Estamos en un mundo cada vez más feo porque no somos nosotros mismos y hemos sido abducidos por el atrezo existencial de la apariencia. Coexistimos en una especie de competición por ver quien hace la foto más espectacular, quien vive mayores experiencias, o quien tiene más amigos en redes sociales. Al final terminaremos todos muertos de envidia. Lacra que desgraciadamente asola nuestro porvenir sin que nos demos cuenta. Me viene a la mente una película de cine independiente de cuyo nombre no quiero acordarme que relata cómo un hombre con mucho éxito termina siendo envidiado por su vecino teniendo este que endeudarse para poder permitirse una vida igual que la de su paisano. Al final llegó un momento que el pasivo de su balance de situación era mayor que el activo y el largometraje termina con un funesto desenlace cuando el segundo en discordia decide poner fin a su vida.

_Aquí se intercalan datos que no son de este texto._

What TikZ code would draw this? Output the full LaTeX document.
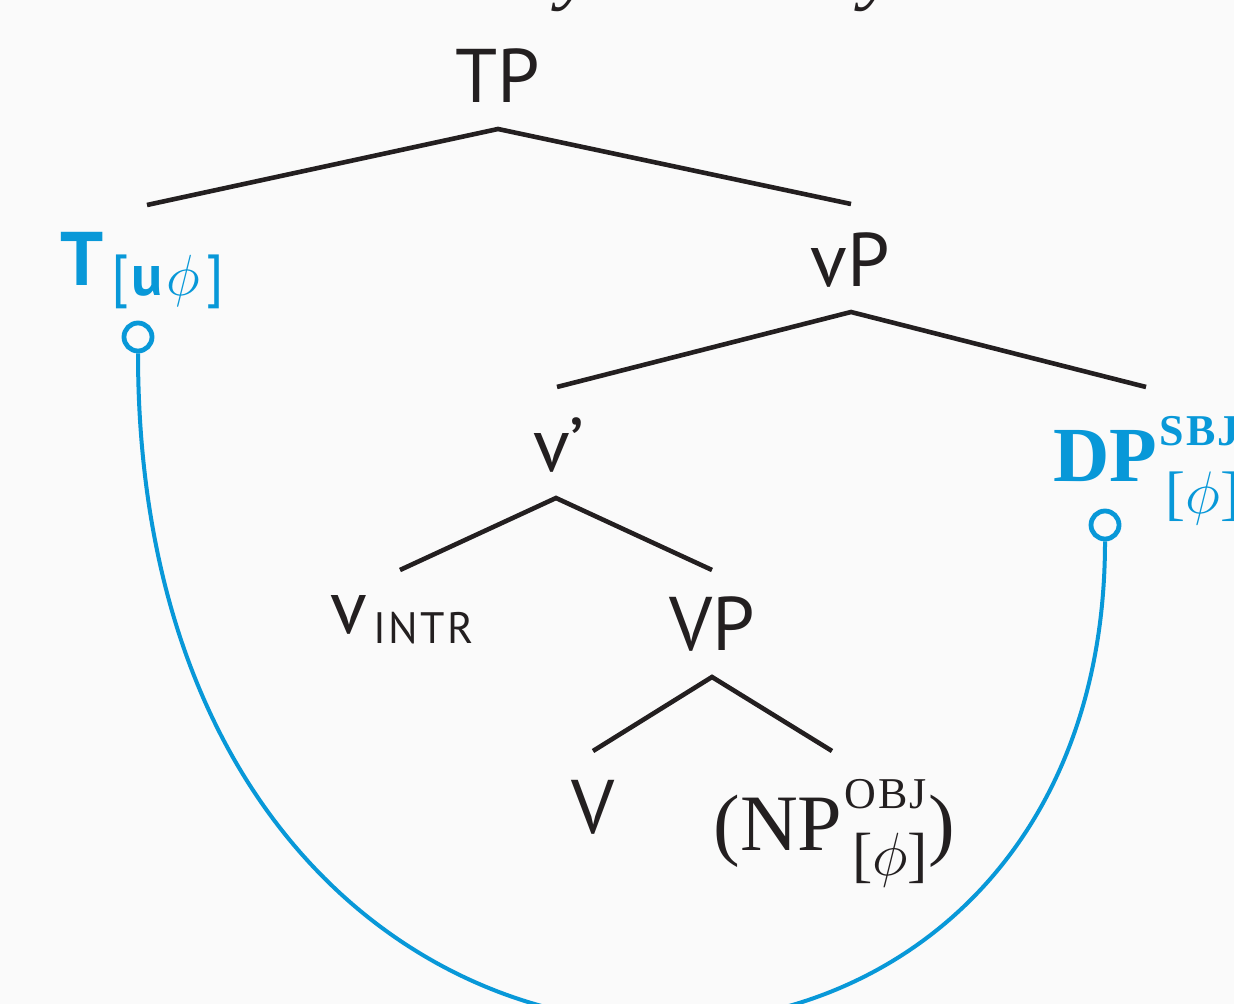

Eso pasa, no está sólo sacado de una película. Antes que recurrir a medios terapéuticos cómo exige Íñigo Errejón, pese a que estoy de acuerdo, debemos aplacar previamente las taras creando una sociedad menos aparente y más real, un mundo menos artificial y más natural. Para empezar, tenemos que dejar a un lado el relativismo y saber de la existencia del mal. Parece que algunos todavía se empeñan en que todo el mundo es bueno incluso cuando 3.000 personas perecieron en el 11-S, 900 inocentes fueron atentados por ETA o miles de personas son asesinadas por el mal encarnado. Hasta que no vivamos para la verdad seguiremos perdiendo. Ya dijo el Papa Francisco que el mayor favor que se le hace al demonio es vivir como si no existiera. Por eso la oscuridad gana y la luz se funde junto al silencio de los buenos. Virtuosos que no son capaces de enfrentarse a la ausencia de bondad de los villanos.
A lo mejor, si alzamos la mirada, dejamos de posturear y dejamos de ser egoístas, cambiaremos el mundo y nos daremos cuenta de lo que de verdad importa.
Desgraciadamente, muchos son a los que les interesa vernos alineados, aterrorizados, sumisos y anestesiados. Quieren ciudadanos dormidos para que no haya líderes que se alcen contra la plutocracia.